Thanks again for your constructive comments, which are very helpful in strengthening our paper.


[1] Liu K, Li W, Chen L, et al. Javisdit: Joint audio-video diffusion transformer with hierarchical spatio-temporal prior synchronization[J]. arXiv preprint arXiv:2503.23377, 2025.

评论

Thank you for the rebuttal. I am willing to increase my score.

评论

Thank you for your positive feedback and for engaging in the constructive discussion period, which helped us improve the clarity and quality of our paper. All the discussions will be integrated into the revised version.

Best regards,

Authors

最终决定

The paper proposes a new MLLM for synchronized AV understanding and generation based on strong spatio-temporal alignment.

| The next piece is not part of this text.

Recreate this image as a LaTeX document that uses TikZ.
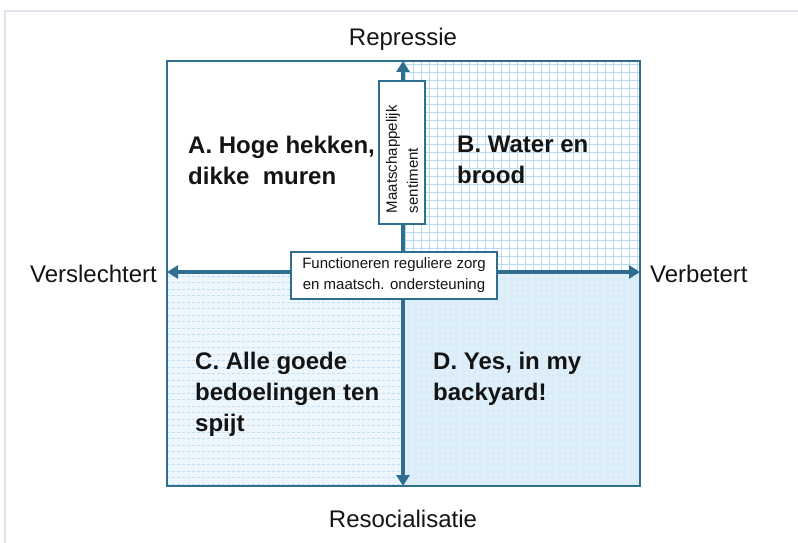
\documentclass[tikz,border=0pt]{standalone}
\usepackage{fontspec}
\setmainfont{Liberation Sans}
\usepackage{tikz}
\usetikzlibrary{arrows.meta, positioning}
\definecolor{qframe}{HTML}{2F6E91}
\definecolor{qgrid}{HTML}{B8DBF1}
\definecolor{qfillC}{HTML}{EDF6FC}
\definecolor{qdashC}{HTML}{C2E0F2}
\definecolor{qfillD}{HTML}{DAEDF8}
\definecolor{qedge}{HTML}{DFE5EE}
\definecolor{qtext}{HTML}{141414}
\tikzset{
  axlabel/.style={font=\fontsize{24}{28}\selectfont, text=qtext, inner sep=0pt},
  quadtxt/.style={font=\fontsize{24}{31}\selectfont\bfseries, text=qtext, align=left,
                  anchor=north west, inner sep=0pt},
  tagbox/.style={draw=qframe, fill=white, line width=1.3pt, text=qtext,
                 font=\fontsize{15}{21}\selectfont},
  axarr/.style={-{Triangle[length=11pt,width=13pt]}, line width=3.4pt, qframe},
  sqframe/.style={draw=qframe, line width=2pt, minimum width=473pt, minimum height=425pt,
                  inner sep=0pt},
}
\begin{document}
\begin{tikzpicture}[x=1pt, y=-1pt]
  \useasboundingbox (0,0) rectangle (798,543);
  % faint edge of the screenshot
  \draw[qedge, line width=1.5pt] (5,543) -- (5,11) -- (798,11);

  % quadrant backgrounds
  \fill[qfillC] (167,272) rectangle (403,486);
  \fill[qfillD] (403,272) rectangle (640,486);
  \begin{scope}
    \clip (403,61) rectangle (640,272);
    \foreach \x in {405,413,...,640} \draw[qgrid, line width=0.9pt] (\x,61) -- (\x,272);
    \foreach \y in {64,72,...,272} \draw[qgrid, line width=0.9pt] (403,\y) -- (640,\y);
  \end{scope}
  \begin{scope}
    \clip (167,272) rectangle (403,486);
    \foreach \y in {276,282.5,...,486}
      \draw[qdashC, line width=1pt, dash pattern=on 3pt off 2pt] (167,\y) -- (403,\y);
  \end{scope}
  \begin{scope}
    \clip (403,272) rectangle (640,486);
    \foreach \x in {406,412,...,640}
      \foreach \y in {276,282,...,486}
        \fill[white!85!qfillD] (\x,\y) circle (0.8pt);
  \end{scope}

  \node[sqframe] (sq) at (403.5,273.5) {};

  % axes
  \coordinate (o) at (403,272);
  \coordinate (top) at (403,61);
  \coordinate (bot) at (403,486);
  \coordinate (lft) at (167,272);
  \coordinate (rgt) at (640,272);
  \draw[axarr] (o) -- (top);
  \draw[axarr] (o) -- (bot);
  \draw[axarr] (o) -- (lft);
  \draw[axarr] (o) -- (rgt);

  % axis labels
  \node[axlabel, anchor=base] (repr) at (403,46) {Repressie};
  \node[axlabel, anchor=base] (resoc) at (403,527) {Resocialisatie};
  \node[axlabel, anchor=base east] (versl) at (157,282) {Verslechtert};
  \node[axlabel, anchor=base west] (verb) at (650,282) {Verbetert};

  % boxes on the axes
  \node[tagbox, rotate=90, align=left, text width=121pt, inner xsep=11pt,
        minimum height=46pt] (sent) at (402,152.5) {Maatschappelijk\\sentiment};
  \node[tagbox, align=center, minimum width=206pt, minimum height=47pt,
        inner sep=3pt] (func) at (394,275.5) {Functioneren reguliere zorg\\en maatsch. ondersteuning};

  % quadrants
  \node[quadtxt] (qa) at (188,136) {A. Hoge hekken,\\dikke\ \ muren};
  \node[quadtxt] (qb) at (457,136) {B. Water en\\brood};
  \node[quadtxt] (qc) at (195,352) {C. Alle goede\\bedoelingen ten\\spijt};
  \node[quadtxt] (qd) at (433,352) {D. Yes, in my\\backyard!};
\end{tikzpicture}
\end{document}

It proposes a three-stage training pipeline for synchronized generation as well as a new large-scale dataset for complex audio-video-text interactions based on QA instances from existing models such as VideoLlama2. The model shows good results across various benchmarks.

The paper was considered by four reviewers with the following ratings: SA - BA - BA - BA

The reviewers mainly criticised the limited conceptual novelty, but highlighted the extensive evaluation, the solid model design, as well as the option of having access to this as a public model and dataset. Most weaknesses raised by reviewers have been addressed in the rebuttal.

The AC follows the consensus of the reviewer voting and recommends accepting the paper. The AC would encourage the authors to integrate the findings of the rebuttal in the CR version of the paper.